Esta luz verdadera es la luz del Señor, o mejor dicho, es el Señor mismo. Él es nuestra luz: una luz que no enceguece, pero acompaña y dona una alegría única. Esta luz es para todos y llama a cada uno: podemos escuchar así la hodierna invitación dirigida a nosotros por el profeta Isaías:  ¡Levántate, resplandece, porque llega tu luz» (60,1). Así decía Isaías, profetizando esta alegría de hoy en Jerusalén: “Levántate, revístete de luz”. Al inicio de cada día podemos acoger esta invitación: ¡levántate, vístete de luz, sigue hoy, entre tantas estrellas fugaces del mundo, la estrella luminosa de Jesús! Siguiéndola, tendremos alegría, como sucedió a los Magos, que «cuando vieron la estrella se llenaron de alegría» (Mt 2,10); porque donde esta Dios hay alegría. Quien ha encontrado a Jesús ha experimentado el milagro de la luz que rompe las tiniebla y conoce esta luz que ilumina y resplandece. Quisiera, con mucho respeto, invitar a no tener miedo de esta luz y a abrirse al Señor. Sobre todo quisiera decir a quien ha perdido la fuerza de buscar, y está cansado, a quien, afanado por la oscuridad de la vida, ha apagado el deseo: “¡Levántate, ánimo, la luz de Jesús sabe vencer las tinieblas más oscuras; levántate, ánimo!”.
Y ¿cómo encontrar esta luz divina? Sigamos el ejemplo de los Magos, que el Evangelio describe siempre en movimiento. Quien desea la luz, de hecho, sale de sí y busca: no se queda cerrado, firme a ver qué cosa sucede al su alrededor, sino pone en juego su propia vida; sale de sí. La vida cristiana es un camino continuo, hecho de esperanza, hecho de búsqueda; un camino que, como aquel de los Magos, prosigue incluso cuando la estrella desaparece momentáneamente de la vista. En este camino hay también engaños que se deben evitar: las habladurías superficiales y mundanas, que frenan el paso; los caprichos paralizantes del egoísmo; los agujeros del pesimismo, que envuelven a la esperanza. Estos obstáculos bloquearon a los escribas, del cual habla el Evangelio de hoy. Ellos sabían dónde estaba la luz, pero no se movieron. Cuando Herodes les pregunto: ¿Dónde nacerá el Mesías? En Belén. Sabían dónde, pero no se movieron. Su conocimiento ha sido en vano: sabían tantas cosas, pero para nada, todo en vano. No basta saber que Dios ha nacido, si no se hace con Él Navidad en el corazón. Dios ha nacido, sí, pero ¿Ha nacido en tú corazón? ¿Ha nacido en mí corazón? ¿Ha nacido en nuestro corazón? Y así lo encontraremos, como los magos, con María y José en la gruta.

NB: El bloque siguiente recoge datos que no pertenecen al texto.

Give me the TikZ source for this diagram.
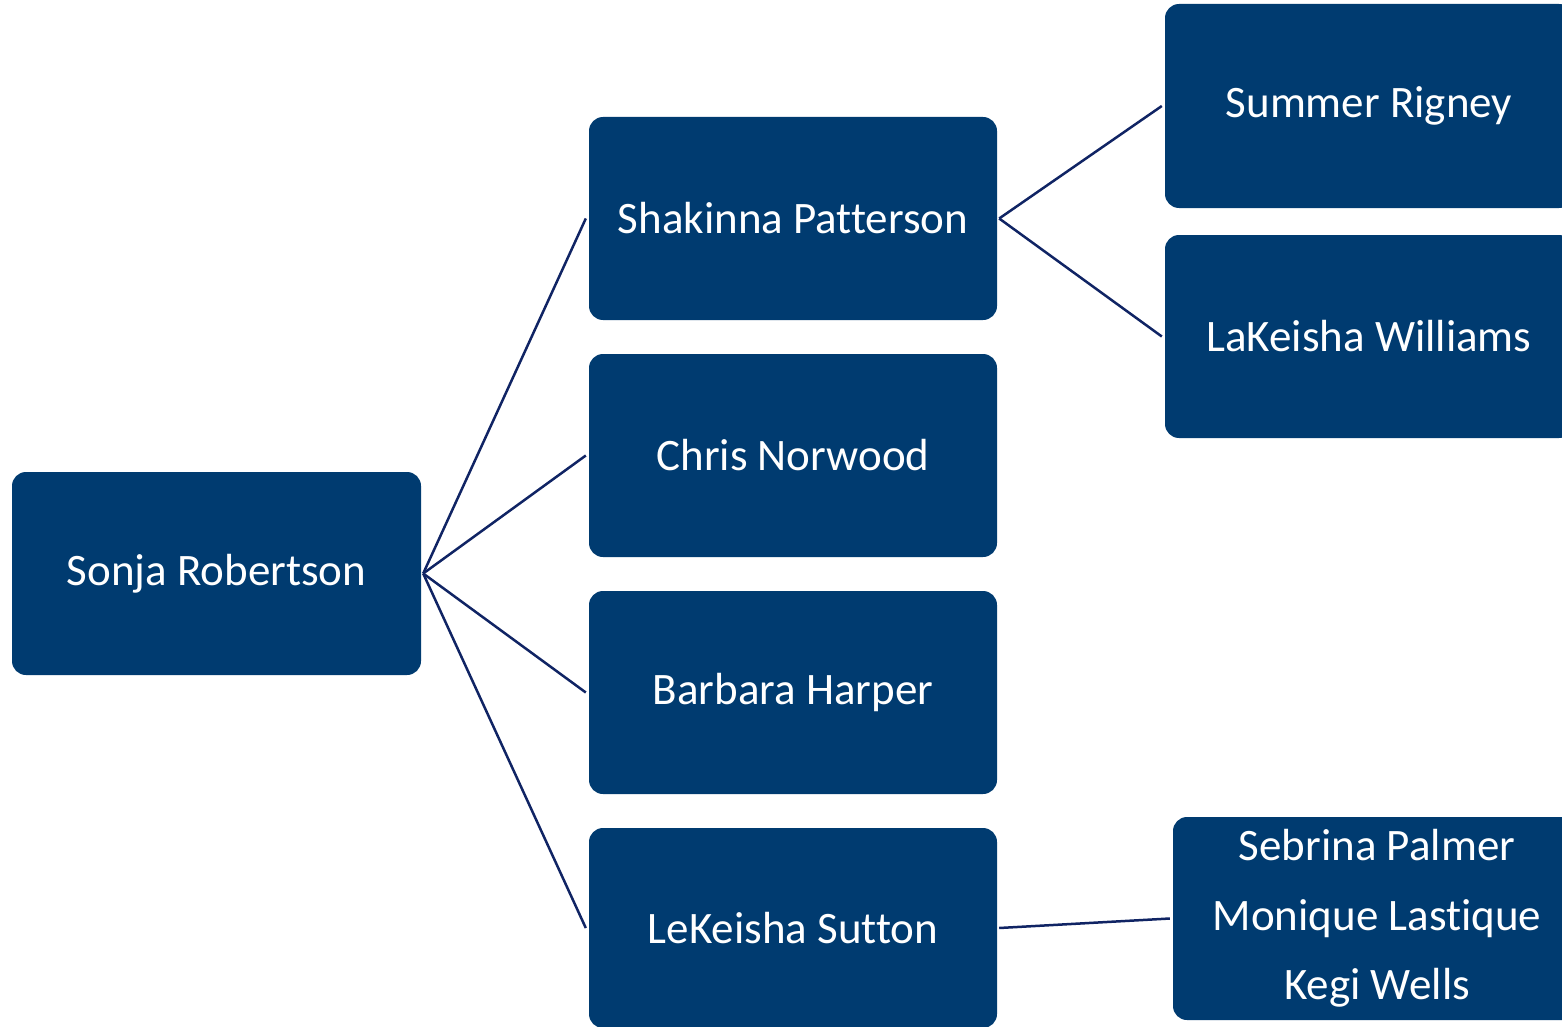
\documentclass[tikz,border=0pt]{standalone}
\usepackage{fontspec}
\setmainfont{Carlito}[Ligatures=NoCommon]
\definecolor{boxblue}{RGB}{0,59,112}
\definecolor{linkblue}{RGB}{16,36,100}
\begin{document}
\begin{tikzpicture}[x=1pt,y=-1pt,
  person/.style={fill=boxblue, rounded corners=14pt, text=white,
    minimum width=408pt, minimum height=203pt, inner sep=0pt,
    font=\fontsize{45}{69.5}\selectfont, align=center},
  link/.style={draw=linkblue, line width=2.5pt}]
\useasboundingbox (0,0) rectangle (1562,1027);

% root
\node[person, minimum width=409pt] (sonja) at (216.5,573.5) {\raisebox{-2pt}{Sonja Robertson}};

% second level
\node[person] (shak)  at (793,218.5) {\raisebox{-1pt}{Shakinna Patterson}};
\node[person] (chris) at (793,455.5) {Chris Norwood};
\node[person] (barb)  at (793,692.5) {Barbara Harper};
\node[person, minimum height=200pt] (lek) at (793,928) {LeKeisha Sutton};

% third level
\node[person, minimum height=204pt] (summer) at (1369,106) {\raisebox{-3pt}{Summer Rigney}};
\node[person] (lakeisha) at (1369,336.5) {LaKeisha Williams};
\node[person] (sebrina) at (1377,918.5) {Sebrina Palmer\\Monique Lastique\\Kegi Wells};

% connectors
\draw[link] ([xshift=2pt]sonja.east) -- ([xshift=-3pt]shak.west);
\draw[link] ([xshift=2pt]sonja.east) -- ([xshift=-3pt]chris.west);
\draw[link] ([xshift=2pt]sonja.east) -- ([xshift=-3pt]barb.west);
\draw[link] ([xshift=2pt]sonja.east) -- ([xshift=-3pt]lek.west);
\draw[link] ([xshift=2pt]shak.east) -- ([xshift=-3pt]summer.west);
\draw[link] ([xshift=2pt]shak.east) -- ([xshift=-3pt]lakeisha.west);
\draw[link] ([xshift=2pt]lek.east) -- ([xshift=-3pt]sebrina.west);
\end{tikzpicture}
\end{document}
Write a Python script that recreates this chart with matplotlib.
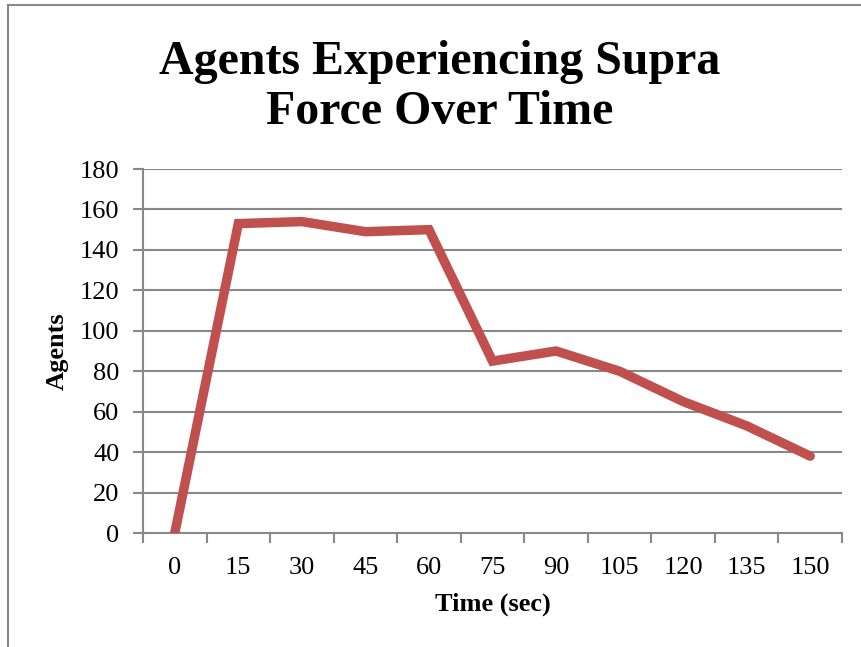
import matplotlib.pyplot as plt
from matplotlib.lines import Line2D

# data
times = ['0', '15', '30', '45', '60', '75', '90', '105', '120', '135', '150']
agents = [0, 153, 154, 149, 150, 85, 90, 80, 65, 53, 38]
y_ticks = [0, 20, 40, 60, 80, 100, 120, 140, 160, 180]

plt.rcParams['font.family'] = ['Liberation Serif', 'DejaVu Serif']

fig = plt.figure(figsize=(8.62, 6.47), dpi=100)
ax = fig.add_axes([143/862, 1 - 533/647, (842 - 143)/862, (533 - 169)/647])

grid_col = '#888888'
xs = [i + 0.5 for i in range(len(times))]
ax.plot(xs, agents, color='#C0504D', lw=6.8, solid_joinstyle='miter',
        solid_capstyle='round', zorder=3)

ax.set_xlim(0, len(times))
ax.set_ylim(0, 180)
ax.set_yticks(y_ticks)
ax.set_yticklabels([str(v) for v in y_ticks])
for v in y_ticks[1:]:
    ax.axhline(v, color=grid_col, lw=1.5, zorder=1)

# category axis: ticks at boundaries, labels at centres
ax.set_xticks(range(len(times) + 1))
ax.set_xticklabels([''] * (len(times) + 1))
ax.set_xticks(xs, minor=True)
ax.set_xticklabels(times, minor=True)
ax.tick_params(axis='x', which='minor', length=0, pad=17, labelsize=19)
ax.tick_params(axis='x', which='major', length=7, width=1.5, color=grid_col,
               direction='out')
ax.tick_params(axis='y', length=7, width=1.5, color=grid_col, labelsize=19, pad=10)

for s in ['top', 'right']:
    ax.spines[s].set_visible(False)
for s in ['left', 'bottom']:
    ax.spines[s].set_color(grid_col)
    ax.spines[s].set_linewidth(1.5)

ax.set_xlabel('Time (sec)', fontsize=19, fontweight='bold', labelpad=10)
ax.set_ylabel('Agents', fontsize=19, fontweight='bold', labelpad=8)

fig.text(440/862, 1 - 87/647, 'Agents Experiencing Supra\nForce Over Time',
         ha='center', va='center', fontsize=34.5, fontweight='bold',
         linespacing=1.2)

# chart frame (only top and left edges visible in the crop)
fig.add_artist(Line2D([8/862, 8/862], [0, 1 - 5/647], transform=fig.transFigure,
                      color='#888888', lw=1.5))
fig.add_artist(Line2D([8/862, 1], [1 - 5/647, 1 - 5/647], transform=fig.transFigure,
                      color='#888888', lw=1.5))

fig.savefig('out.png', dpi=100)
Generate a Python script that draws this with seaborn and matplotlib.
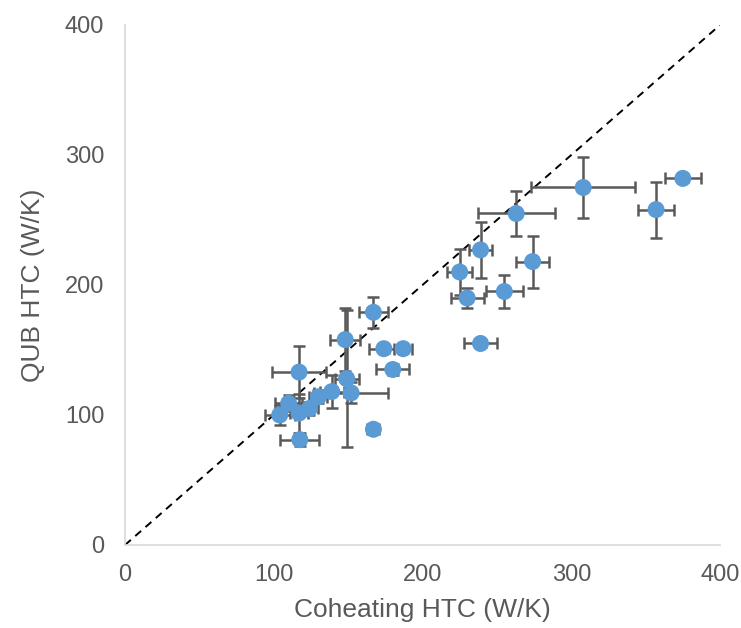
import numpy as np
import pandas as pd
import matplotlib
matplotlib.use("Agg")
import matplotlib.pyplot as plt
import seaborn as sns

sns.set_style("white")
plt.rcParams['font.family'] = ['Liberation Sans', 'DejaVu Sans']

# coheating vs QUB heat transfer coefficient (W/K), with error bars
coheating = [104, 110, 117, 117, 117.5, 124, 130, 139, 149, 152, 148, 167, 174, 187, 180, 167,
             239, 230, 225, 239, 255, 274, 263, 308, 357, 375]
qub = [100, 109, 101.5, 133, 81, 105, 114, 118, 128, 117, 158, 179, 151, 151, 135, 89,
       155, 190, 210, 227, 195, 218, 255, 275, 258, 282]
coheating_err = [10, 9, 6, 18, 13, 6, 6, 8, 8, 25, 10, 10, 10, 6, 11, 4,
                 11, 11, 8.5, 8, 12.5, 11, 26, 35, 12, 12]
qub_err = [8, 6, 15, 20, 5, 5, 5, 13, 53, 8, 24, 12, 3, 3, 4, 3,
           3, 8, 17.5, 21.5, 13, 20, 17, 23.5, 21.5, 3]

df = pd.DataFrame({"coheating": coheating, "qub": qub,
                   "xerr": coheating_err, "yerr": qub_err})

fig = plt.figure(figsize=(7.41, 6.28), dpi=100)
ax = fig.add_axes([0.1687, 0.1322, 0.803, 0.828])

ax.plot([0, 400], [0, 400], ls=(0, (4, 3)), color="black", lw=1.4, zorder=1)

ax.errorbar(df["coheating"], df["qub"], xerr=df["xerr"], yerr=df["yerr"],
            fmt="none", ecolor="#595959", elinewidth=1.8, capsize=4.5, capthick=1.8, zorder=2)
sns.scatterplot(data=df, x="coheating", y="qub", ax=ax, color="#5B9BD5",
                s=150, edgecolor="none", zorder=3)

ax.set_xlim(0, 400)
ax.set_ylim(0, 400)
ax.set_xticks([0, 100, 200, 300, 400])
ax.set_yticks([0, 100, 200, 300, 400])
ax.tick_params(axis="both", length=0, labelsize=17, labelcolor="#595959")
ax.tick_params(axis="x", pad=14)
ax.tick_params(axis="y", pad=15)
ax.set_xlabel("Coheating HTC (W/K)", fontsize=19, color="#595959", labelpad=8)
ax.set_ylabel("QUB HTC (W/K)", fontsize=19, color="#595959", labelpad=14)

for s in ["top", "right"]:
    ax.spines[s].set_visible(False)
for s in ["left", "bottom"]:
    ax.spines[s].set_color("#d9d9d9")
    ax.spines[s].set_linewidth(1.2)

fig.savefig("out.png", dpi=100)
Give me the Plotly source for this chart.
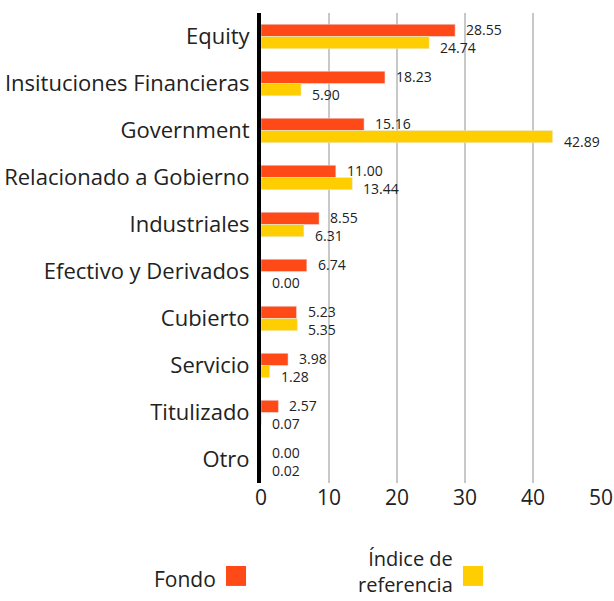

Los Magos lo han hecho: encontraron al Niño, «se arrodillaron y adoraron» (v. 11). No lo vieron solamente, no dijeron solo una oración circunstancial y se fueron, no, sino lo adoraron: entraron en una comunión personal de amor con Jesús. Luego le donaron oro, incienso y mirra, es decir, sus bienes más preciosos. Aprendamos de los Magos a no dedicar a Jesús solo los restos de tiempo y algún pensamiento de vez en cuando, de lo contrario no tendremos su luz. Como los Magos, pongámonos en camino, revistámonos de luz siguiendo la estrella de Jesús, y adoremos al Señor con todo nuestro ser.